#### Data extract
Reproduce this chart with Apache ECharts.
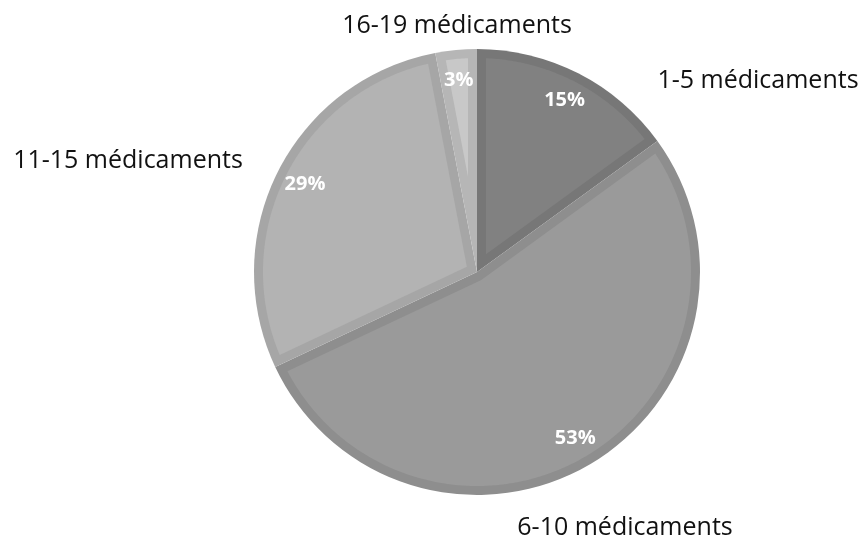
<!DOCTYPE html>
<html>
<head>
<meta charset="utf-8">
<script src="https://cdn.jsdelivr.net/npm/echarts@6/dist/echarts.min.js"></script>
<style>
  html, body { margin: 0; padding: 0; background: #ffffff; }
  #chart { width: 864px; height: 541px; }
</style>
</head>
<body>
<div id="chart"></div>
<script>
// Nombre de médicaments par patient (répartition en %)
const categories = ['1-5 médicaments', '6-10 médicaments', '11-15 médicaments', '16-19 médicaments'];
const shares = [15, 53, 29, 3];

// Slice colours: darker rim and lighter body for each group
const rimColors  = ['#777777', '#8e8e8e', '#a6a6a6', '#b6b6b6'];
const bodyColors = ['#818181', '#9a9a9a', '#b3b3b3', '#c8c8c8'];

// Pie geometry (pixels)
const CX = 477, CY = 272, R = 223, RIM = 9;

// Category label anchors around the pie
const nameAnchors = [[758, 81], [625, 528], [128, 161], [457, 26]];

const total = shares.reduce((a, b) => a + b, 0);

// Inner body of a slice: the sector shrunk by RIM on every side
function insetSlice(params, api) {
  const i = params.dataIndex;
  const before = shares.slice(0, i).reduce((a, b) => a + b, 0);
  const t0 = before / total * Math.PI * 2;
  const t1 = (before + shares[i]) / total * Math.PI * 2;
  const span = t1 - t0;
  const Ri = R - RIM;
  const pt = (rho, th) => [CX + rho * Math.sin(th), CY - rho * Math.cos(th)];
  const a0 = t0 + Math.asin(RIM / Ri);
  const a1 = t1 - Math.asin(RIM / Ri);
  const pts = [];
  if (span < Math.PI) {
    pts.push(pt(RIM / Math.sin(span / 2), (t0 + t1) / 2));
  } else {
    pts.push(pt(RIM, t0 + Math.PI / 2));
  }
  const steps = Math.max(8, Math.ceil((a1 - a0) / 0.01));
  for (let k = 0; k <= steps; k++) {
    pts.push(pt(Ri, a0 + (a1 - a0) * k / steps));
  }
  if (span >= Math.PI) {
    const b0 = t1 - Math.PI / 2, b1 = t0 + Math.PI / 2;
    for (let k = 0; k <= 12; k++) {
      pts.push(pt(RIM, b0 + (b1 - b0) * k / 12));
    }
  }
  return {
    type: 'polygon',
    shape: { points: pts },
    style: { fill: bodyColors[i] }
  };
}

const pieData = categories.map((name, i) => ({ name: name, value: shares[i] }));

const chart = echarts.init(document.getElementById('chart'), null, { renderer: 'canvas' });
chart.setOption({
  animation: false,
  backgroundColor: '#ffffff',
  series: [
    {
      // full slices in rim colour, with category names
      type: 'pie',
      center: [CX, CY],
      radius: [0, R],
      startAngle: 90,
      clockwise: true,
      silent: true,
      z: 1,
      data: pieData,
      itemStyle: {
        color: (p) => rimColors[p.dataIndex],
        borderWidth: 0
      },
      label: {
        show: true,
        position: 'outside',
        formatter: '{b}',
        overflow: 'none',
        fontFamily: 'Open Sans',
        fontSize: 25,
        color: '#111111'
      },
      labelLine: { show: false },
      labelLayout: (p) => ({
        x: nameAnchors[p.dataIndex][0],
        y: nameAnchors[p.dataIndex][1],
        align: 'center',
        verticalAlign: 'middle'
      })
    },
    {
      // lighter slice bodies
      type: 'custom',
      coordinateSystem: 'none',
      silent: true,
      z: 2,
      data: shares,
      renderItem: insetSlice
    },
    {
      // ring carrying the percentage labels
      type: 'pie',
      center: [CX, CY],
      radius: [158, 222],
      startAngle: 90,
      clockwise: true,
      silent: true,
      z: 3,
      data: pieData,
      itemStyle: { color: 'rgba(0,0,0,0)' },
      label: {
        show: true,
        position: 'inside',
        formatter: (p) => p.value + '%',
        fontFamily: 'Open Sans',
        fontWeight: 'bold',
        fontSize: 20,
        color: '#ffffff'
      },
      labelLine: { show: false }
    }
  ]
});
</script>
</body>
</html>
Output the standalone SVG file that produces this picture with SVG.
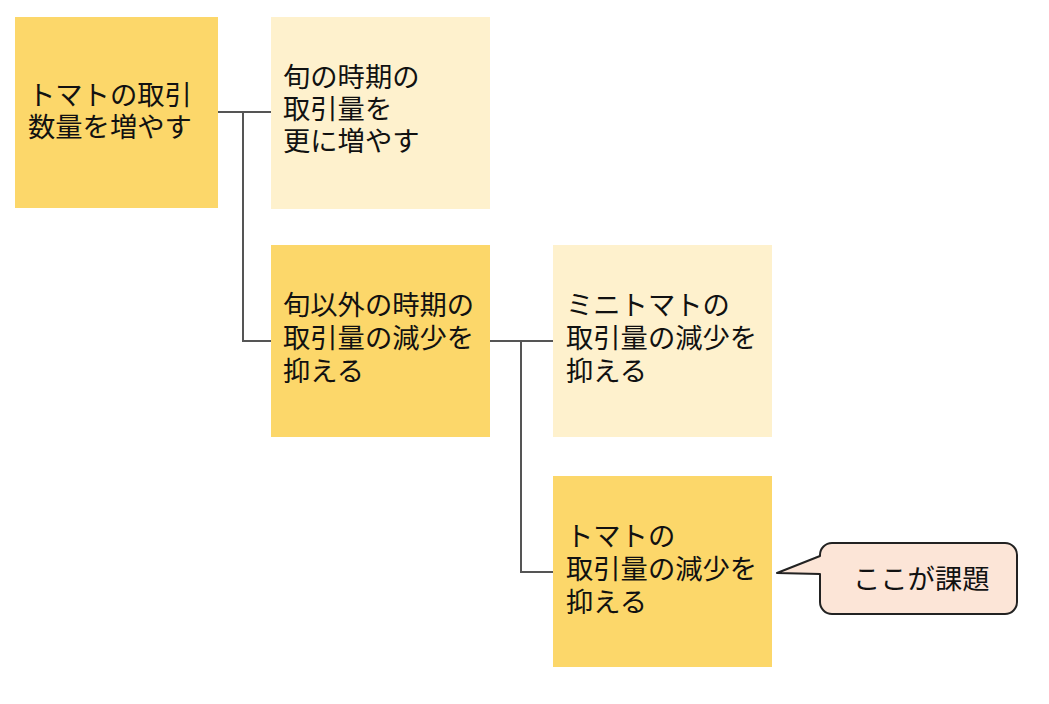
<svg xmlns="http://www.w3.org/2000/svg" width="1049" height="704" viewBox="0 0 1049 704">
<style>
.dark{fill:#FCD76A}
.light{fill:#FEF1CD}
.t{font-family:"Noto Sans CJK JP","Noto Sans",sans-serif;font-size:27.3px;fill:#111}
.c{fill:none;stroke:#555;stroke-width:2}
</style>
<rect width="1049" height="704" fill="#fff"/>
<g id="connectors">
<polyline class="c" points="218,112 271,112"/>
<polyline class="c" points="243,112 243,341 271,341"/>
<polyline class="c" points="490,341 553,341"/>
<polyline class="c" points="521,341 521,572 553,572"/>
</g>
<g id="n1"><rect class="dark" x="15" y="17" width="203" height="191"/>
<text class="t" x="28"><tspan x="28" y="105">トマトの取引</tspan><tspan x="28" y="137">数量を増やす</tspan></text></g>
<g id="n2"><rect class="light" x="271" y="17" width="219" height="192"/>
<text class="t"><tspan x="283" y="87">旬の時期の</tspan><tspan x="283" y="119">取引量を</tspan><tspan x="283" y="151">更に増やす</tspan></text></g>
<g id="n3"><rect class="dark" x="271" y="245" width="219" height="192"/>
<text class="t"><tspan x="283" y="315">旬以外の時期の</tspan><tspan x="283" y="348">取引量の減少を</tspan><tspan x="283" y="381">抑える</tspan></text></g>
<g id="n4"><rect class="light" x="553" y="245" width="219" height="192"/>
<text class="t"><tspan x="566" y="315">ミニトマトの</tspan><tspan x="566" y="348">取引量の減少を</tspan><tspan x="566" y="381">抑える</tspan></text></g>
<g id="n5"><rect class="dark" x="553" y="476" width="219" height="191"/>
<text class="t"><tspan x="566" y="546">トマトの</tspan><tspan x="566" y="579">取引量の減少を</tspan><tspan x="566" y="612">抑える</tspan></text></g>
<g id="callout"><path d="M832,543 H1005 A12,12 0 0 1 1017,555 V602 A12,12 0 0 1 1005,614 H832 A12,12 0 0 1 820,602 V574 L777,573 L820,556 V555 A12,12 0 0 1 832,543 Z" fill="#FCE5D7" stroke="#222" stroke-width="2" stroke-linejoin="round"/>
<text class="t" x="853" y="589">ここが課題</text></g>
</svg>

#### Problem to solve
The data above should be repeated exactly, minus any pictures.

#### Response below
Reproduce this chart with Apache ECharts.
<!DOCTYPE html>
<html>
<head>
<meta charset="utf-8">
<script src="https://cdn.jsdelivr.net/npm/echarts@6/dist/echarts.min.js"></script>
<style>
  html, body { margin: 0; padding: 0; background: #ffffff; }
  #chart { width: 864px; height: 541px; }
</style>
</head>
<body>
<div id="chart"></div>
<script>
// Nombre de médicaments par patient (répartition en %)
const categories = ['1-5 médicaments', '6-10 médicaments', '11-15 médicaments', '16-19 médicaments'];
const shares = [15, 53, 29, 3];

// Slice colours: darker rim and lighter body for each group
const rimColors  = ['#777777', '#8e8e8e', '#a6a6a6', '#b6b6b6'];
const bodyColors = ['#818181', '#9a9a9a', '#b3b3b3', '#c8c8c8'];

// Pie geometry (pixels)
const CX = 477, CY = 272, R = 223, RIM = 9;

// Category label anchors around the pie
const nameAnchors = [[758, 81], [625, 528], [128, 161], [457, 26]];

const total = shares.reduce((a, b) => a + b, 0);

// Inner body of a slice: the sector shrunk by RIM on every side
function insetSlice(params, api) {
  const i = params.dataIndex;
  const before = shares.slice(0, i).reduce((a, b) => a + b, 0);
  const t0 = before / total * Math.PI * 2;
  const t1 = (before + shares[i]) / total * Math.PI * 2;
  const span = t1 - t0;
  const Ri = R - RIM;
  const pt = (rho, th) => [CX + rho * Math.sin(th), CY - rho * Math.cos(th)];
  const a0 = t0 + Math.asin(RIM / Ri);
  const a1 = t1 - Math.asin(RIM / Ri);
  const pts = [];
  if (span < Math.PI) {
    pts.push(pt(RIM / Math.sin(span / 2), (t0 + t1) / 2));
  } else {
    pts.push(pt(RIM, t0 + Math.PI / 2));
  }
  const steps = Math.max(8, Math.ceil((a1 - a0) / 0.01));
  for (let k = 0; k <= steps; k++) {
    pts.push(pt(Ri, a0 + (a1 - a0) * k / steps));
  }
  if (span >= Math.PI) {
    const b0 = t1 - Math.PI / 2, b1 = t0 + Math.PI / 2;
    for (let k = 0; k <= 12; k++) {
      pts.push(pt(RIM, b0 + (b1 - b0) * k / 12));
    }
  }
  return {
    type: 'polygon',
    shape: { points: pts },
    style: { fill: bodyColors[i] }
  };
}

const pieData = categories.map((name, i) => ({ name: name, value: shares[i] }));

const chart = echarts.init(document.getElementById('chart'), null, { renderer: 'canvas' });
chart.setOption({
  animation: false,
  backgroundColor: '#ffffff',
  series: [
    {
      // full slices in rim colour, with category names
      type: 'pie',
      center: [CX, CY],
      radius: [0, R],
      startAngle: 90,
      clockwise: true,
      silent: true,
      z: 1,
      data: pieData,
      itemStyle: {
        color: (p) => rimColors[p.dataIndex],
        borderWidth: 0
      },
      label: {
        show: true,
        position: 'outside',
        formatter: '{b}',
        overflow: 'none',
        fontFamily: 'Open Sans',
        fontSize: 25,
        color: '#111111'
      },
      labelLine: { show: false },
      labelLayout: (p) => ({
        x: nameAnchors[p.dataIndex][0],
        y: nameAnchors[p.dataIndex][1],
        align: 'center',
        verticalAlign: 'middle'
      })
    },
    {
      // lighter slice bodies
      type: 'custom',
      coordinateSystem: 'none',
      silent: true,
      z: 2,
      data: shares,
      renderItem: insetSlice
    },
    {
      // ring carrying the percentage labels
      type: 'pie',
      center: [CX, CY],
      radius: [158, 222],
      startAngle: 90,
      clockwise: true,
      silent: true,
      z: 3,
      data: pieData,
      itemStyle: { color: 'rgba(0,0,0,0)' },
      label: {
        show: true,
        position: 'inside',
        formatter: (p) => p.value + '%',
        fontFamily: 'Open Sans',
        fontWeight: 'bold',
        fontSize: 20,
        color: '#ffffff'
      },
      labelLine: { show: false }
    }
  ]
});
</script>
</body>
</html>
Output the standalone SVG file that produces this picture with SVG.
<svg xmlns="http://www.w3.org/2000/svg" width="1049" height="704" viewBox="0 0 1049 704">
<style>
.dark{fill:#FCD76A}
.light{fill:#FEF1CD}
.t{font-family:"Noto Sans CJK JP","Noto Sans",sans-serif;font-size:27.3px;fill:#111}
.c{fill:none;stroke:#555;stroke-width:2}
</style>
<rect width="1049" height="704" fill="#fff"/>
<g id="connectors">
<polyline class="c" points="218,112 271,112"/>
<polyline class="c" points="243,112 243,341 271,341"/>
<polyline class="c" points="490,341 553,341"/>
<polyline class="c" points="521,341 521,572 553,572"/>
</g>
<g id="n1"><rect class="dark" x="15" y="17" width="203" height="191"/>
<text class="t" x="28"><tspan x="28" y="105">トマトの取引</tspan><tspan x="28" y="137">数量を増やす</tspan></text></g>
<g id="n2"><rect class="light" x="271" y="17" width="219" height="192"/>
<text class="t"><tspan x="283" y="87">旬の時期の</tspan><tspan x="283" y="119">取引量を</tspan><tspan x="283" y="151">更に増やす</tspan></text></g>
<g id="n3"><rect class="dark" x="271" y="245" width="219" height="192"/>
<text class="t"><tspan x="283" y="315">旬以外の時期の</tspan><tspan x="283" y="348">取引量の減少を</tspan><tspan x="283" y="381">抑える</tspan></text></g>
<g id="n4"><rect class="light" x="553" y="245" width="219" height="192"/>
<text class="t"><tspan x="566" y="315">ミニトマトの</tspan><tspan x="566" y="348">取引量の減少を</tspan><tspan x="566" y="381">抑える</tspan></text></g>
<g id="n5"><rect class="dark" x="553" y="476" width="219" height="191"/>
<text class="t"><tspan x="566" y="546">トマトの</tspan><tspan x="566" y="579">取引量の減少を</tspan><tspan x="566" y="612">抑える</tspan></text></g>
<g id="callout"><path d="M832,543 H1005 A12,12 0 0 1 1017,555 V602 A12,12 0 0 1 1005,614 H832 A12,12 0 0 1 820,602 V574 L777,573 L820,556 V555 A12,12 0 0 1 832,543 Z" fill="#FCE5D7" stroke="#222" stroke-width="2" stroke-linejoin="round"/>
<text class="t" x="853" y="589">ここが課題</text></g>
</svg>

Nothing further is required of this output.